This invention generally relates to membranes, and their use in separating a gas from a gas stream. In some specific embodiments, the invention relates to the preferential separation of hydrogen from synthesis gas mixtures, and related power generation systems.
Membranes are selectively permeable barriers that can be used to separate gases. One exemplary application for membranes is to separate gases in power generation, specifically integrated gasification combined cycle (IGCC) power plants. These plants generate electricity from carbonaceous fuel such as coal, petcoke, or biomass, through a series of steps, including gasification of the solid fuel to form a mixture of hydrogen (H2), carbon monoxide (CO), carbon dioxide (CO2), water vapor, and trace impurities. The mixture is commonly known as “synthesis gas” or “syngas”. Impurities are removed from the syngas mixture, through a series of clean-up operations. The cleaned gas is then combusted to produce electricity in a combined cycle.
IGCC plants offer advantages in efficiency because the clean-up of impurities is performed on high pressure gas streams before combustion. Membranes can be used in the IGCC clean-up process to separate the syngas into a fuel-rich stream that can be used to generate electricity, and a CO2-rich retentate stream to enable “carbon capture”. The use of a membrane for carbon capture can involve the selective permeation of CO2 through the membrane, separating it from the rest of the gas stream, or can involve the selective permeation of hydrogen, the primary fuel gas. In an ideal situation for some power generation systems, gas separation is carried out at high temperature and pressure, so as to minimize the necessity for compressing the CO2 prior to sequestration. In some cases, hydrogen-selectivity (as compared to CO2 selectivity) is a key parameter in a gas separation system. In addition, a water-gas-shift reactor is usually employed upstream of the membrane. The water-gas-shift reactor converts carbon monoxide into hydrogen and carbon dioxide, to maximize the overall thermal efficiency of the plant.
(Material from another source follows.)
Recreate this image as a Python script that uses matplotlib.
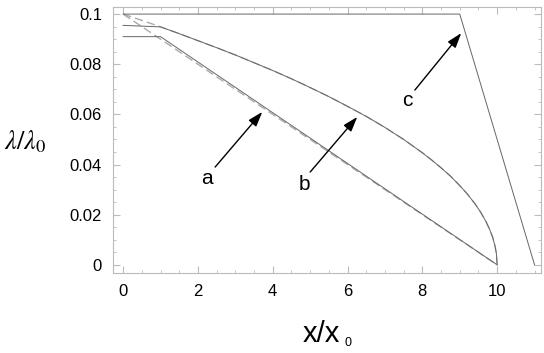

Many types of membrane structures are available for gas separation at relatively high temperatures. Most are based on metallic or ceramic materials. While dense metallic membranes are useful for some gas separation processes, they are also deficient in some respects. For example, the metals in such membranes are often intolerant of sulfur. Therefore, in separating gas mixtures which may include compounds like hydrogen sulfide (e.g., gas streams produced from sulfur containing feedstocks such as low rank coal, petcoke, or biomass), metallic membranes can suffer irreversible degradation.
Porous ceramic membranes can also be used for gas separation processes, provided the pore size can be sufficiently controlled to enable high selectivity. The International Union of Pure and Applied Chemistry (IUPAC) designates “microporous” as having pores less than about 2 nm; and “mesoporous” as having pores ranging from about 2 to 50 nm. In general, “microporous” membranes have the potential to show high selectivity for H2. Membranes with larger pores, for example “mesoporous” membranes, show limited H2 selectivity.
In the case of membranes with pores larger than about 2 nm, but smaller than the mean free path for a gas, the transport mechanism is predominantly Knudsen diffusion. Knudsen diffusion has a different temperature dependence than activated transport, with the flux decreasing with the square root of temperature, as the temperature increases. In membranes where transport is dominated by Knudsen diffusion, the ideal membrane selectivity for gases is the inverse square root of the ratio of their molecular masses. For example, Knudsen H2/CO2 selectivity is about 4.7.
In general, the formation of microporous membranes which have fine pores and high flux characteristics (i.e., flow capacity) can be difficult. As an example, since the flux through a membrane can decrease with decreasing pore size, it is often desirable to employ membrane layers which are as thin as possible. However, it can be difficult to manufacture thin, porous layers which have uniform pores, and which are also mechanically robust.
Silica-based membranes are well-known in the art for use in gas separation processes. The manufacture of the silica membranes is a relatively straightforward and economical process, and in some situations, the membranes are very effective for gas separation. State-of-the-art silica membranes often consist of a thin silica layer, on top of a supported, porous aluminum oxide layer, which provides mechanical strength. Unlike the metallic-based membranes, silica-based membranes are somewhat more tolerant to the presence of sulfur-based compounds.
However, there are considerable drawbacks associated with silica membranes. For example, in some cases, there is poor reproducibility in the fabrication process, which can result in large fluctuations in performance, e.g., separation properties. Moreover, under elevated temperature conditions, silica can be very sensitive to steam, which adversely affects the microstructure and gas separation performance of the membrane structure.
With some of these concerns in mind, new membranes and membrane structures, based in part on porous ceramic materials, would be welcome in the art. The membranes should exhibit good hydrogen selectivity. The membranes should also be relatively tolerant of harmful gases like hydrogen sulfide, and in general, should be suitable for use in corrosive atmospheres. Moreover, the membranes should be capable of economic fabrication, and should generally be compatible with a variety of power generation and gasification systems that utilize fossil fuels, or biomass.